DATASET EXTRACT -
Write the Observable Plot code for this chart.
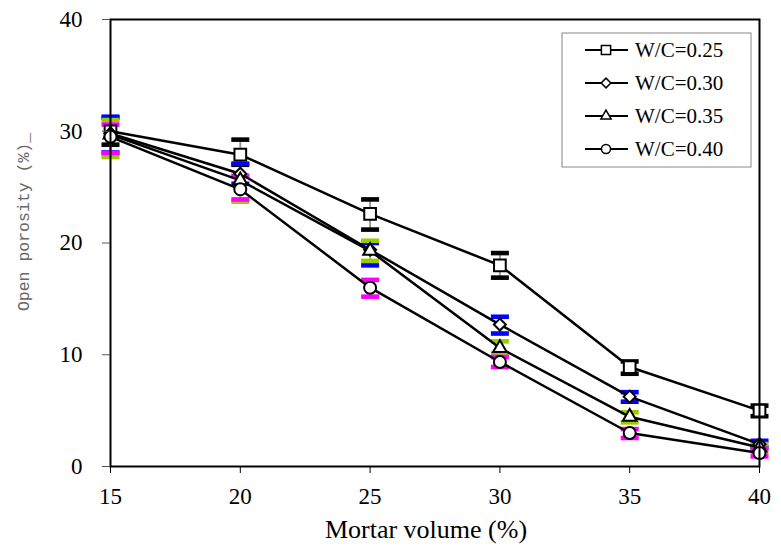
<!DOCTYPE html>
<html><head><meta charset="utf-8">
<script src="https://cdn.jsdelivr.net/npm/d3@7"></script>
<script src="https://cdn.jsdelivr.net/npm/@observablehq/plot@0.6"></script>
<style>body{margin:0;background:#fff} svg{display:block}</style>
</head><body><div id="chart"></div>
<script>
// ---- data ----
const mortar = [15, 20, 25, 30, 35, 40];
const yTicks = [0, 10, 20, 30, 40];
const seriesNames = ["W/C=0.25", "W/C=0.30", "W/C=0.35", "W/C=0.40"];
const errColors = ["#000000", "#0000ff", "#99cc00", "#ff00ff"];

const wc025 = [30.0, 27.9, 22.6, 18.0, 8.9, 5.0];
const lo025 = [28.8, 27.0, 21.2, 16.9, 8.3, 4.5];
const hi025 = [31.2, 29.25, 23.9, 19.1, 9.4, 5.45];

const wc030 = [29.8, 26.2, 19.4, 12.7, 6.25, 2.0];
const lo030 = [28.1, 25.3, 18.0, 11.9, 5.8, 1.7];
const hi030 = [31.3, 27.1, 20.0, 13.4, 6.65, 2.3];

const wc035 = [29.7, 25.6, 19.3, 10.6, 4.45, 1.7];
const lo035 = [27.7, 23.7, 18.4, 10.1, 3.95, 1.3];
const hi035 = [31.0, 26.0, 20.2, 11.2, 4.85, 2.0];

const wc040 = [29.5, 24.8, 16.0, 9.35, 3.0, 1.2];
const lo040 = [28.05, 23.9, 15.2, 8.9, 2.55, 0.9];
const hi040 = [30.6, 26.0, 16.7, 9.8, 3.35, 1.6];

const values = [wc025, wc030, wc035, wc040];
const lows = [lo025, lo030, lo035, lo040];
const highs = [hi025, hi030, hi035, hi040];

const xLabel = "Mortar volume (%)";
const yLabel = "Open porosity (%)_";

// ---- build table ----
const rows = [];
seriesNames.forEach((s, k) => {
  mortar.forEach((m, i) => {
    rows.push({series: s, k, x: m, y: values[k][i], lo: lows[k][i], hi: highs[k][i]});
  });
});
const bySeries = k => rows.filter(d => d.k === k);

const capSymbol = {draw(ctx) { ctx.rect(-9, -2.3, 18, 4.6); }};

const symbols = ["square", "diamond2", "triangle2", "circle"];
const radii = [6.6, 5.4, 6.5, 6];

const errMarks = [];
[0, 1, 2, 3].forEach(k => {
  const d = bySeries(k);
  errMarks.push(Plot.ruleX(d, {x: "x", y1: "lo", y2: "hi", stroke: errColors[k], strokeOpacity: 0.4, strokeWidth: 2}));
  errMarks.push(Plot.dot(d, {x: "x", y: "lo", symbol: capSymbol, fill: errColors[k], stroke: "none"}));
  errMarks.push(Plot.dot(d, {x: "x", y: "hi", symbol: capSymbol, fill: errColors[k], stroke: "none"}));
});

const lineMarks = [0, 1, 2, 3].map(k =>
  Plot.line(bySeries(k), {x: "x", y: "y", stroke: "black", strokeWidth: 2.5}));
const dotMarks = [0, 1, 2, 3].map(k =>
  Plot.dot(bySeries(k), {x: "x", y: "y", symbol: symbols[k], r: radii[k], fill: "white", stroke: "black", strokeWidth: 2}));

const SERIF = "'Liberation Serif', 'Times New Roman', serif";

const plot = Plot.plot({
  width: 781,
  height: 560,
  marginLeft: 110,
  marginRight: 22,
  marginTop: 19,
  marginBottom: 94,
  style: {"font-family": SERIF, "font-size": "23px", "background": "white", "color": "black"},
  x: {domain: [15, 40]},
  y: {domain: [0, 40]},
  marks: [
    ...errMarks,
    ...lineMarks,
    ...dotMarks,
    Plot.frame({stroke: "black", strokeWidth: 2}),
    Plot.axisX({ticks: mortar, tickSize: 7, tickPadding: 14, label: null, stroke: "black"}),
    Plot.axisY({ticks: yTicks, tickSize: 8, tickPadding: 20, label: null, stroke: "#555"}),
    Plot.text([xLabel], {text: d => d, frameAnchor: "bottom", dy: 71, dx: -9, fill: "black"})
  ]
});
document.getElementById("chart").appendChild(plot);

const svg = d3.select(plot);
svg.style("font-family", SERIF).style("font-size", "23px");
// force serif face for every text produced by Plot
svg.selectAll("g").each(function() {
  const g = d3.select(this);
  if (g.attr("font-family")) g.attr("font-family", null);
  if (g.attr("font-size")) g.attr("font-size", null);
});
svg.attr("font-family", null).attr("font-size", null);
svg.selectAll("text").style("font-family", SERIF).style("font-size", "23px");
svg.selectAll("text").filter(function() { return this.textContent === xLabel; })
  .style("font-size", "26px");

// ---- y label ----
svg.append("text")
  .attr("transform", "translate(23,222) rotate(-90)")
  .attr("text-anchor", "middle").attr("dy", "0.35em")
  .style("font-family", "'Liberation Mono', monospace").style("font-size", "16.5px")
  .attr("fill", "#666").text(yLabel);

// ---- legend ----
const lg = svg.append("g").attr("text-anchor", "start");
lg.append("rect").attr("x", 562).attr("y", 33).attr("width", 189).attr("height", 134)
  .attr("fill", "white").attr("stroke", "#888").attr("stroke-width", 1);
const d3sym = [d3.symbolSquare, d3.symbolDiamond2, d3.symbolTriangle2, d3.symbolCircle];
const legSizes = [85, 60, 75, 65];
seriesNames.forEach((s, k) => {
  const yy = 50 + k * 33;
  lg.append("line").attr("x1", 585).attr("x2", 628).attr("y1", yy).attr("y2", yy)
    .attr("stroke", "black").attr("stroke-width", 2);
  lg.append("path").attr("d", d3.symbol(d3sym[k], legSizes[k])())
    .attr("transform", `translate(606,${yy})`).attr("fill", "white").attr("stroke", "black").attr("stroke-width", 1.5);
  lg.append("text").attr("x", 635).attr("y", yy).attr("dy", "0.35em").attr("text-anchor", "start")
    .style("font-family", SERIF).style("font-size", "21px").attr("fill", "black").text(s);
});
</script>
</body></html>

BRIEF -
Check every line for "chart" and show the ones that have it.

EXERCISE RESULT -
Write the Observable Plot code for this chart.
</head><body><div id="chart"></div>
document.getElementById("chart").appendChild(plot);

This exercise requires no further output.